In the current geopolitical climate, where the threats were complex, varied and ever changing, MAJGEN McLachlan said the challenge for Army is to prepare a force that can dominate and win across the spectrum of peace, conflict and war without becoming obsolete due to the rapid rate of change in technology.

“Adaption will be critical to the ADF being able to maintain its regional primacy as a military force,” he added.

MAJGEN McLachlan welcomed the guiding tenets of recent policy laid down by the White Paper and the First Principles Review, which seek to realise the ADF as a truly joint force emphasising improved integration – not just among the three services but also with government and defence industry.

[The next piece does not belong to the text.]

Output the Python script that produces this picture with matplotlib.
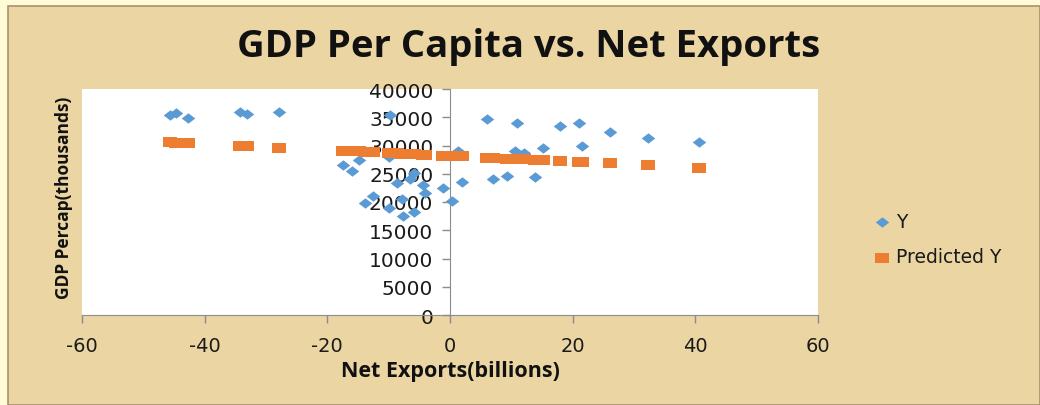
import matplotlib
matplotlib.use("Agg")
import matplotlib.pyplot as plt
from matplotlib.patches import Rectangle

plt.rcParams["axes.unicode_minus"] = False

# ---- data ----
net_exports = [-45.7, -44.7, -42.7, -34.2, -33.1, -27.9, -9.8, -17.4, -16.0, -14.8,
               -13.9, -12.6, -10.0, -7.7, -5.9, -7.8, -8.6, -6.5, -5.9, -4.4,
               -4.1, -1.1, 0.3, 1.3, 1.9, 6.0, 10.9, 17.9, 21.0, 26.1,
               32.3, 40.6, 10.6, 12.0, 15.2, 21.5, 7.0, 9.3, 13.9, -9.9]
gdp_y = [35400, 35700, 34800, 35900, 35600, 36000, 35400, 26600, 25500, 27500,
         19800, 21000, 18900, 17500, 18300, 20500, 23400, 24000, 25100, 23000,
         21600, 22400, 20200, 29000, 23600, 34700, 34000, 33500, 33900, 32400,
         31300, 30600, 29100, 28700, 29600, 29900, 24100, 24600, 24500, 28000]
predicted_y = [30540, 30490, 30380, 29940, 29880, 29620, 28680, 29070, 29000, 28940,
               28890, 28820, 28690, 28570, 28480, 28570, 28620, 28510, 28480, 28400,
               28380, 28230, 28150, 28100, 28070, 27860, 27610, 27240, 27080, 26820,
               26500, 26070, 27620, 27550, 27380, 27060, 27810, 27690, 27450, 28680]
x_ticks = [-60, -40, -20, 0, 20, 40, 60]
y_ticks = [0, 5000, 10000, 15000, 20000, 25000, 30000, 35000, 40000]

W, H = 1040, 406
fig = plt.figure(figsize=(W / 100, H / 100), dpi=100, facecolor="#FFFBD6")

# parchment panel
fig.patches.append(Rectangle((8 / W, 0), 1 - 8 / W, 1 - 7 / H, transform=fig.transFigure,
                             facecolor="#EBD6A3", edgecolor="#A89070", linewidth=1.2,
                             zorder=-10))

ax = fig.add_axes([82 / W, 1 - 316 / H, (818 - 82) / W, (316 - 90) / H])
ax.set_facecolor("white")
ax.set_zorder(1)

diamond = [(-1.3, 0), (0, -1), (1.3, 0), (0, 1), (-1.3, 0)]
rect = [(-1.3, -1), (1.3, -1), (1.3, 1), (-1.3, 1), (-1.3, -1)]

ax.scatter(net_exports, gdp_y, marker=diamond, s=95, color="#5B9BD5", linewidths=0,
           label="Y", zorder=3)
ax.scatter(net_exports, predicted_y, marker=rect, s=105, color="#ED7D31", linewidths=0,
           label="Predicted Y", zorder=4)

ax.set_xlim(-60, 60)
ax.set_ylim(0, 40000)
ax.set_xticks(x_ticks)
ax.set_yticks(y_ticks)

for s in ["top", "right"]:
    ax.spines[s].set_visible(False)
ax.spines["left"].set_position(("data", 0))
ax.spines["left"].set_color("#8C8C8C")
ax.spines["bottom"].set_color("#8C8C8C")
ax.tick_params(axis="both", direction="out", colors="#8C8C8C", length=6, width=1,
               labelcolor="#1A1A1A")
ax.tick_params(axis="y", pad=6, labelsize=14.5)
ax.tick_params(axis="x", pad=9, labelsize=14)

fig.text(529 / W, 1 - 47 / H, "GDP Per Capita vs. Net Exports", ha="center", va="center",
         fontsize=27.5, fontweight="bold", family=["Open Sans", "DejaVu Sans"], color="#111111")
fig.text(450 / W, 1 - 372 / H, "Net Exports(billions)", ha="center", va="center",
         fontsize=15.5, fontweight="bold", family=["Open Sans", "DejaVu Sans"], color="#111111")
fig.text(64 / W, 1 - 198 / H, "GDP Percap(thousands)", ha="center", va="center",
         rotation=90, fontsize=12.5, fontweight="bold", family=["Open Sans", "DejaVu Sans"],
         color="#111111")

leg = ax.legend(loc="center left", bbox_to_anchor=(863 / W, 1 - 240 / H),
                bbox_transform=fig.transFigure, frameon=False, fontsize=13.5,
                handletextpad=-0.25, labelspacing=0.9, markerscale=1.0,
                borderaxespad=0, borderpad=0)
for t in leg.get_texts():
    t.set_color("#1A1A1A")

fig.savefig("out.png", dpi=100, facecolor=fig.get_facecolor())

“Creating a true partnership with defence industry that provides us with a functioning land combat system, that connects our people and systems and is free from proprietary barriers, is an essential component of realising the Defence White Paper 2016 vision and I welcome the new clarity and collegiate behaviour that has emerged from this reform,” he said.

MAJGEN McLachlan confessed to being very disappointed at the extent to which Army needed to justify the ongoing need for all elements of its combined arms team, namely the M1A1 Abrams main battle tank, to armchair strategists.

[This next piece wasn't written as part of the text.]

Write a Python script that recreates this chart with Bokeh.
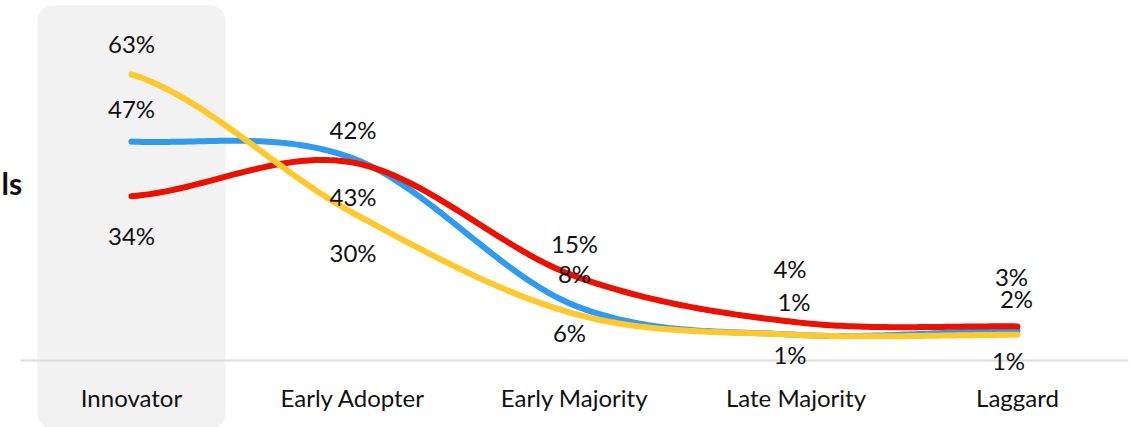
import numpy as np
from bokeh.plotting import figure
from bokeh.models import ColumnDataSource, BoxAnnotation
from bokeh.core.properties import value
from bokeh.embed import file_html
from bokeh.resources import INLINE

categories = ["Innovator", "Early Adopter", "Early Majority", "Late Majority", "Laggard"]
blue_vals = [47, 43, 8, 1, 2]
red_vals = [34, 42, 15, 4, 3]
yellow_vals = [63, 30, 6, 1, 1]

BLUE = "#2E9BF0"
RED = "#EB1000"
YELLOW = "#FFC92E"
FONT = "Lato"

# label pixel offsets (style only)
blue_off_y = [-33, 38, -32, -33, -32]
blue_off_x = [0, 0, 0, -2, -1]
red_off_y = [39, -33, -33, -54, -50]
red_off_x = [0, 0, 0, -6, -6]
yellow_off_y = [-31, 39, 19, 20, 26]
yellow_off_x = [0, 0, -5, -6, -9]

W, H = 1134, 427
PX_PER_X = 221.5
X0_CANVAS = 131.0
PX_PER_Y = 4.2
Y0_CANVAS = 338.5

x_start = -X0_CANVAS / PX_PER_X
x_end = (W - X0_CANVAS) / PX_PER_X
y_end = Y0_CANVAS / PX_PER_Y
y_start = (Y0_CANVAS - H) / PX_PER_Y

p = figure(width=W, height=H, x_range=(x_start, x_end), y_range=(y_start, y_end),
           output_backend="svg", toolbar_location=None, min_border=0)
p.axis.visible = False
p.grid.visible = False
p.outline_line_color = None
p.background_fill_color = "white"
p.border_fill_color = "white"

# highlight band for Innovator
p.add_layout(BoxAnnotation(left=-0.4244, right=0.4244,
                           top=(Y0_CANVAS - 5) / PX_PER_Y,
                           bottom=(Y0_CANVAS - 428) / PX_PER_Y,
                           fill_color="#F2F2F2", fill_alpha=1.0, line_color=None,
                           border_radius=15, level="underlay"))

# baseline
p.segment(x0=[-0.5], y0=[-5.12], x1=[4.5], y1=[-5.12], line_color="#DCDCDC", line_width=2)

def catmull(vals, n=60):
    pts = np.array(vals, dtype=float)
    ext = np.concatenate([[pts[0]], pts, [pts[-1]]])
    xs, ys = [], []
    for i in range(len(pts) - 1):
        p0, p1, p2, p3 = ext[i], ext[i + 1], ext[i + 2], ext[i + 3]
        m1 = (p2 - p0) / 2.0
        m2 = (p3 - p1) / 2.0
        t = np.linspace(0, 1, n, endpoint=(i == len(pts) - 2))
        h00 = 2 * t**3 - 3 * t**2 + 1
        h10 = t**3 - 2 * t**2 + t
        h01 = -2 * t**3 + 3 * t**2
        h11 = t**3 - t**2
        ys.extend(h00 * p1 + h10 * m1 + h01 * p2 + h11 * m2)
        xs.extend(i + t)
    return xs, ys

for vals, col in [(blue_vals, BLUE), (red_vals, RED), (yellow_vals, YELLOW)]:
    xs, ys = catmull(vals)
    p.line(xs, ys, line_color=col, line_width=6, line_cap="round", line_join="round")

xi = list(range(len(categories)))
for vals, ox, oy in [(blue_vals, blue_off_x, blue_off_y),
                     (red_vals, red_off_x, red_off_y),
                     (yellow_vals, yellow_off_x, yellow_off_y)]:
    src = ColumnDataSource(dict(x=xi, y=vals, t=[f"{v}%" for v in vals], ox=ox, oy=oy))
    p.text(x="x", y="y", text="t", x_offset="ox", y_offset="oy", source=src,
           text_font=value(FONT), text_font_size="24px", text_color="#111111",
           text_align="center", text_baseline="middle")

cat_src = ColumnDataSource(dict(x=xi, y=[-14.0] * len(categories), t=categories))
p.text(x="x", y="y", text="t", source=cat_src, text_font=value(FONT),
       text_font_size="24px", text_color="#111111", text_align="center",
       text_baseline="middle")

# fragment of a left-side label at the chart's left edge
p.text(x=[(1 - X0_CANVAS) / PX_PER_X], y=[(Y0_CANVAS - 182) / PX_PER_Y], text=["ls"],
       text_font=value(FONT), text_font_style="bold", text_font_size="30px",
       text_color="#111111", text_align="left", text_baseline="middle")

open("out.html", "w").write(file_html(p, INLINE))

“If you had been able to join us on our recent Talisman Sabre exercise, you would have seen a joint force cooperating to train in a demanding scenario in which we conducted an amphibious landing of all elements of our combined arms team, including the tank, before conducting a joint manoeuvre to defeat an adaptive hybrid enemy.”

He anticipated some 60 per cent of the destruction of the enemy during that exercise had been achieved by long range precision joint fires from air, land and sea.

These tactics, according to the General, necessitated the development of equipment that could be part of a deeply integrated system of networked capabilities, linked not only across all services but also reverse engineered to include legacy systems.

“We will need machine to machine communication with very low latency, preferably with algorithms to allow for precision fires,” he said.

MAJGEN McLachlan added that the ADF needs to prepare for the most likely and existential threats, which includes leading a regional stability operation (as in East Timor) or contribution to an operation to defeat violent extremists with power projection aspirations.

This meant closer regional engagement and improved military to military ties – the LHDs had provided an extraordinary opportunity to project this kind of ‘soft power’, as recently demonstrated in the aftermath of recent natural disasters in Fiji and Vanuatu.

“We must become more regionally astute and culturally mindful of the region in which we live,” he said.

Being adaptable enough to respond in reasonable time and at reasonable cost to existential threats to Australia’s national interest was more important than trying to prepare for every kind of threat, according to the General.

He listed the five factors essential for adaptability as training, education, doctrine, equipment and experience, and made particular note that four of the five factors centred on people.

“I can tell you in many cases our people are better than the equipment we provide them … we aim to create pre-combat veterans for whom there is little shock and surprise when they confront the violence and chaos of modern conflict,” he said.

The ADF would continue to demand the best equipment, but this is limited to what the nation can afford, as he demonstrated in an answer to a question of why the Tiger ARH wouldn’t be replaced in the short term.

“I’d love to have the latest model Mercedes sports car sitting in my driveway but for now I have a VF Holden,” he replied.